N. N. : La question c'est de voir la vérité, on est pour la vérité.

Les gens avec lesquels j'ai parlé ici m'ont dit qu'ils souhaiteraient quitter le pays. Est-ce exact ?
G. S. : Mon souhait personnel est de retourner à Mitrovica parce que j'ai les documents de propriété de ma maison. C'est aussi la question de vivre là où nous sommes reconnus, là où nos ancêtres ont vécu, mais les conditions de vie ici, vous voyez ce qu'elles sont ! On ne peut pas vivre 10 ans comme ça, avec 60 euros (par mois) ! La vie est chère, ce n'est pas facile, j'ai 8 enfants qui sont scolarisés. On se débrouille.

N. N. : M. G. S. est membre du Réseau des Roms en Diaspora, c'est par lui que j'ai des informations. J'ai aussi d'autres sources dans le même réseau.

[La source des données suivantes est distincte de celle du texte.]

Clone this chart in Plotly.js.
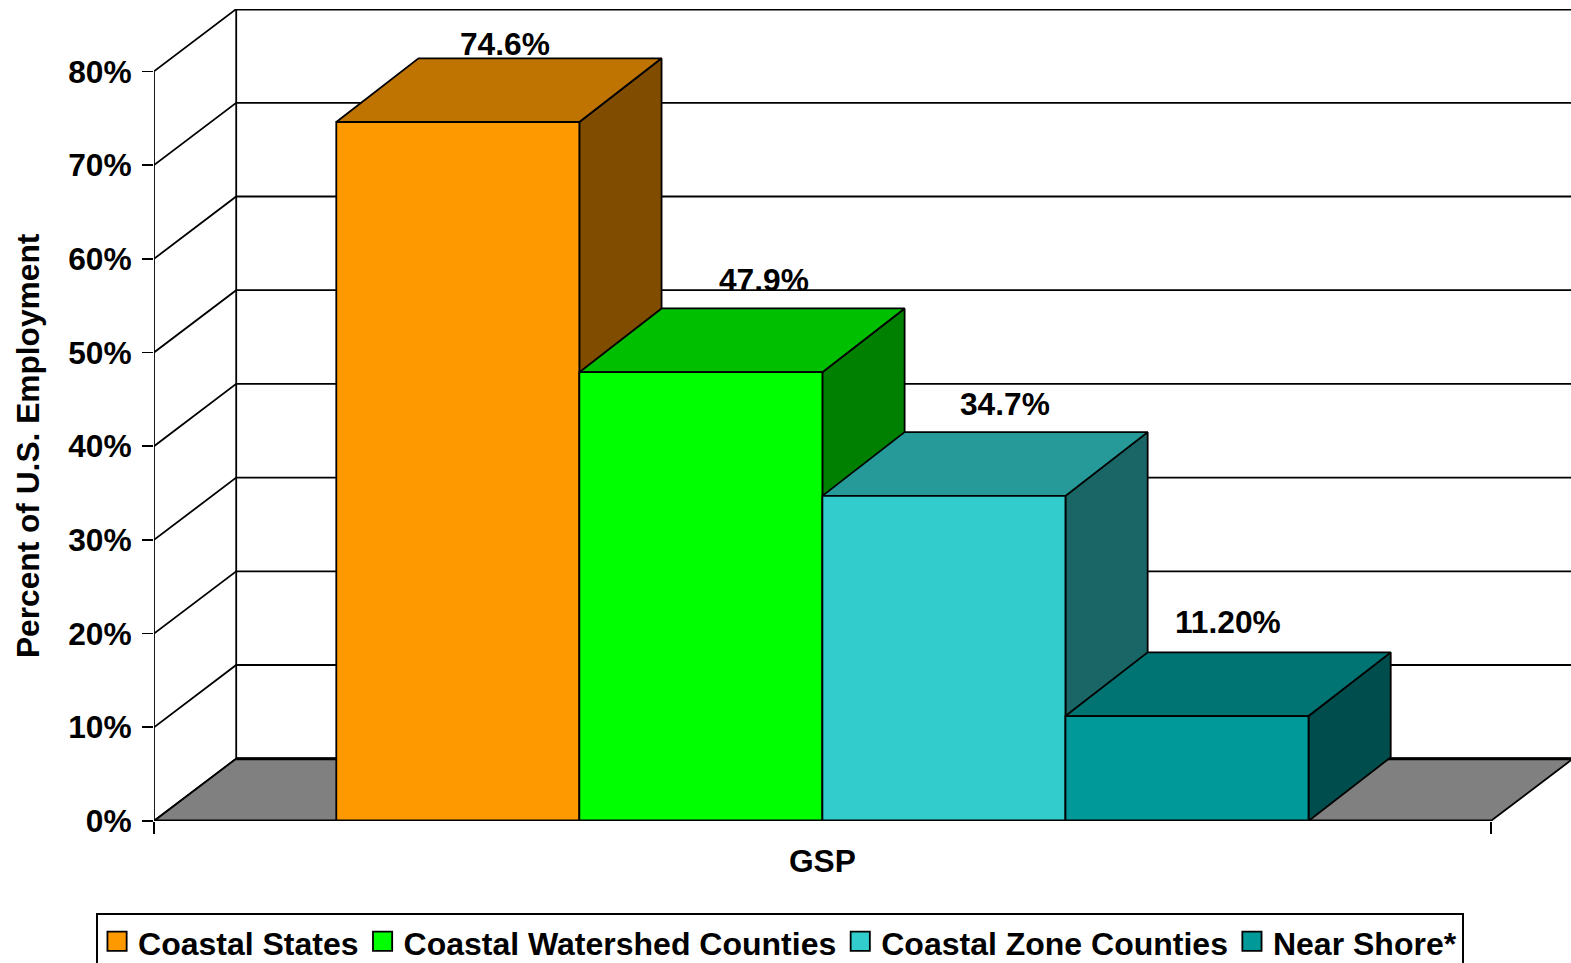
<!DOCTYPE html>
<html><head><meta charset="utf-8">
<script src="https://cdn.plot.ly/plotly-3.0.1.min.js"></script>
<style>html,body{margin:0;padding:0;background:#fff;overflow:hidden}
.legendpoints path{transform:translate(19px,-1px) scale(1.6) !important;vector-effect:non-scaling-stroke}</style></head>
<body><div id="chart" style="width:1571px;height:963px"></div>
<script>
const seriesNames = ["Coastal States","Coastal Watershed Counties","Coastal Zone Counties","Near Shore*"];
const seriesValues = [74.6,47.9,34.7,11.2];
const valueLabels = ["74.6%","47.9%","34.7%","11.20%"];
const categoryLabel = "GSP";
const yTitle = "Percent of U.S. Employment";
const yTickValues = [0,10,20,30,40,50,60,70,80];
const yTickLabels = ["0%","10%","20%","30%","40%","50%","60%","70%","80%"];
const frontColors = ["#FF9900","#00FF00","#33CCCC","#009999"];
const topColors = ["#BF7300","#00BF00","#269999","#007373"];
const sideColors = ["#804D00","#008000","#1A6666","#004D4D"];

const depthX = 0.0615, depthY = 6.65, barDepthY = 6.8, barW = 1/5.5, gapX = 0.75*barW;
const xMax = 1.06, yMax = 86.66, ink = "#000";
const FONT = {family:"Liberation Sans, Arial, sans-serif", size:31.7, color:"#000"};
const lw = 1.8;
function poly(xs,ys,fill,axes){return Object.assign({type:"scatter",mode:"lines",x:xs,y:ys,fill:"toself",fillcolor:fill,
  line:{color:ink,width:lw},showlegend:false,hoverinfo:"skip",cliponaxis:false},axes||{});}
function line(xs,ys,w,axes){return Object.assign({type:"scatter",mode:"lines",x:xs,y:ys,line:{color:ink,width:w||lw},
  showlegend:false,hoverinfo:"skip",cliponaxis:false},axes||{});}

const traces = [];
yTickValues.forEach(v=>{
  traces.push(line([0,depthX,xMax],[v,v+depthY,v+depthY]));
});
traces.push(line([depthX,depthX],[depthY,80+depthY]));
traces.push(line([0,0],[0,80]));
traces.push(line([depthX,xMax],[80+depthY,80+depthY],2.8));
traces.push(poly([0,depthX,1+depthX,1,0],[0,depthY,depthY,0,0],"#808080"));
traces.push(line([depthX,1+depthX],[depthY,depthY],3));
seriesValues.forEach((v,i)=>{
  const x0 = gapX+i*barW, x1 = x0+barW;
  traces.push(poly([x1,x1+depthX,x1+depthX,x1,x1],[0,barDepthY,v+barDepthY,v,0],sideColors[i]));
  traces.push(poly([x0,x1,x1+depthX,x0+depthX,x0],[v,v,v+barDepthY,v+barDepthY,v],topColors[i]));
});
seriesValues.forEach((v,i)=>{
  traces.push({type:"bar",name:seriesNames[i],x:[gapX+(i+0.5)*barW],y:[v],width:[barW],xaxis:"x2",yaxis:"y2",
    marker:{color:frontColors[i],line:{color:ink,width:lw}},hoverinfo:"skip",cliponaxis:false});
});
traces.push(line([0,1],[0,0],3,{xaxis:"x2",yaxis:"y2"}));

const labelShiftX = [47,63,61,41], labelShiftY = [14,28,28,30];
const annotations = seriesValues.map((v,i)=>({xref:"x2",yref:"y2",x:gapX+(i+0.5)*barW,y:v+barDepthY,text:"<b>"+valueLabels[i]+"</b>",
  showarrow:false,xshift:labelShiftX[i],yshift:labelShiftY[i],font:FONT,xanchor:"center",yanchor:"middle"}));
annotations.push({xref:"paper",yref:"paper",x:-0.0889,y:0.4618,text:"<b>"+yTitle+"</b>",textangle:-90,showarrow:false,font:FONT,xanchor:"center",yanchor:"middle"});

const layout = {
  width:1571,height:963,margin:{l:154,r:0,t:9,b:142,pad:0,autoexpand:false},
  paper_bgcolor:"#fff",plot_bgcolor:"#fff",barmode:"overlay",font:FONT,
  xaxis:{range:[0,xMax],showgrid:false,zeroline:false,showline:false,tickmode:"array",tickvals:[0,1],ticktext:["",""],
    ticks:"outside",ticklen:12,tickwidth:1.6,tickcolor:ink},
  yaxis:{range:[0,yMax],showgrid:false,zeroline:false,showline:false,tickmode:"array",tickvals:yTickValues,ticktext:yTickLabels.map(t=>"<b>"+t+"</b>"),
    ticks:"outside",ticklen:11,tickwidth:1.6,tickcolor:ink,tickfont:FONT,ticklabelstandoff:4},
  xaxis2:{range:[0,xMax],overlaying:"x",side:"bottom",showgrid:false,zeroline:false,showline:false,tickmode:"array",tickvals:[0.5],
    ticktext:["<b>"+categoryLabel+"</b>"],ticks:"",tickfont:FONT,ticklabelstandoff:18},
  yaxis2:{range:[0,yMax],overlaying:"y",visible:false},
  annotations,
  showlegend:true,
  legend:{orientation:"h",x:-0.0409,xanchor:"left",y:-0.1133,yanchor:"top",bgcolor:"#fff",bordercolor:ink,borderwidth:2,
    font:Object.assign({},FONT,{size:32,weight:"bold"}),traceorder:"normal",itemwidth:30}
};
Plotly.newPlot("chart",traces,layout,{displayModeBar:false,staticPlot:true});
</script></body></html>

Des gens ici m'ont dit que des Serbes vous avaient lancé des pierres ?
G. S. : Il y a eu un tournoi, il y a trois jours, et c'est l'équipe de nos enfants a gagné. C'est seulement quelques personnes saoules qui ont jeté des pierres, ce ne sont pas des habitants "normaux" de Leposavic et la police est intervenue. Mais sinon, on ne reçoit jamais de pierres.